Nicole Goodkin
President Donald Trump promised Americans a $4,000 pay hike when he passed his tax cuts last December. Yet eight months later wage growth has been stagnant despite record low levels of unemployment.
Friday’s jobs report showed unemployment at 3.9 percent, an 18-year low. But even with historic lows, workers' pay has only increased by 2.7 percent since last year. With inflation hovering around 2 percent, that’s an adjusted 0.7 percent growth in earnings. A wage earner would have to bring in more than $570,000 to see that promised $4,000 increase in pay. Instead, the average worker is seeing a weekly pay raise of just $16.42.
“This jobs report provides the latest evidence that the Republican tax law has done little to raise real wages in this country,” said Senator Martin Heinrich, ranking member of the Joint Economic Committee, in a statement.

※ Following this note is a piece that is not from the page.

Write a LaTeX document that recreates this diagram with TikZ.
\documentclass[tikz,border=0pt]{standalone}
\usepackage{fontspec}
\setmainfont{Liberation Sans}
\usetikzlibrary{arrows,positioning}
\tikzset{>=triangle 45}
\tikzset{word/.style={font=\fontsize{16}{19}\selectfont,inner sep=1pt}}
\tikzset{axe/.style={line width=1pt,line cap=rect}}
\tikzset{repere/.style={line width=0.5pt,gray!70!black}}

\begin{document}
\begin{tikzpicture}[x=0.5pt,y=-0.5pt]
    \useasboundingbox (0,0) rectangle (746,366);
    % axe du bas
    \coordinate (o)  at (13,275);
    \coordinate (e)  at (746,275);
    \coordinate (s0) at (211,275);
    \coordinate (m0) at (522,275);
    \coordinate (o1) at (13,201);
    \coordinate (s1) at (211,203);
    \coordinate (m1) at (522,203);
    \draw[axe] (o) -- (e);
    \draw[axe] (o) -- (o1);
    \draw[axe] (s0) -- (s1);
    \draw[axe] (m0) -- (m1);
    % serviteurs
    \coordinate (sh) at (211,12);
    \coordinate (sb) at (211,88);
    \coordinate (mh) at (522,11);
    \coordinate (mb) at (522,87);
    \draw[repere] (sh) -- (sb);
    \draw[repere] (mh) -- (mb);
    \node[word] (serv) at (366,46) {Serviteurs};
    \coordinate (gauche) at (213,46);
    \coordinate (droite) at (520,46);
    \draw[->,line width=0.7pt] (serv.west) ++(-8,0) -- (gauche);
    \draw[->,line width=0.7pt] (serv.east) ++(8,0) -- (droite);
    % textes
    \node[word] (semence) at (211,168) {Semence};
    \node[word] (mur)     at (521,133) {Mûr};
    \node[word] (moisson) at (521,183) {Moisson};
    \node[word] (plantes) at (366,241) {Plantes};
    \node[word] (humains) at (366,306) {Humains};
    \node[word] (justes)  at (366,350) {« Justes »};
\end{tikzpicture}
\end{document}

Democratic National Committee Chair Tom Perez was also critical of the tax plan. “Corporations have used their tax windfalls to line the pockets of their rich executives, not to increase wages for their workers,” he wrote in a statement. “Meanwhile, workers at places like Harley-Davidson are losing their jobs.”
But even without the promised growth of the tax cuts, basic economic wisdom says that when unemployment is low and the labor market is tight, the shortage of available workers should lead to an increase in pay. Given current conditions, economists estimate wage growth should clock in at around 3.5 percent, which is what they consider the threshold for a healthy economy.
Top economic minds are baffled by the lack of growth. “There is still a bit of a puzzle in that we're hearing about labor shortages now all over the country in many, many different occupations in different geographies,” said Federal Reserve Chair Jerome Powell in a Marketplace interview.“And one would have expected, I would have expected, that wages would move up a little bit more.”
Some worry that small paychecks are a result of technological innovations that increase productivity without the help of labor. "If wages are stagnating, that means that we're doing all these great technological innovations, but most people really don't see the benefit of that," Dean Baker, co-director of the Center for Economic and Policy Research, told NPR.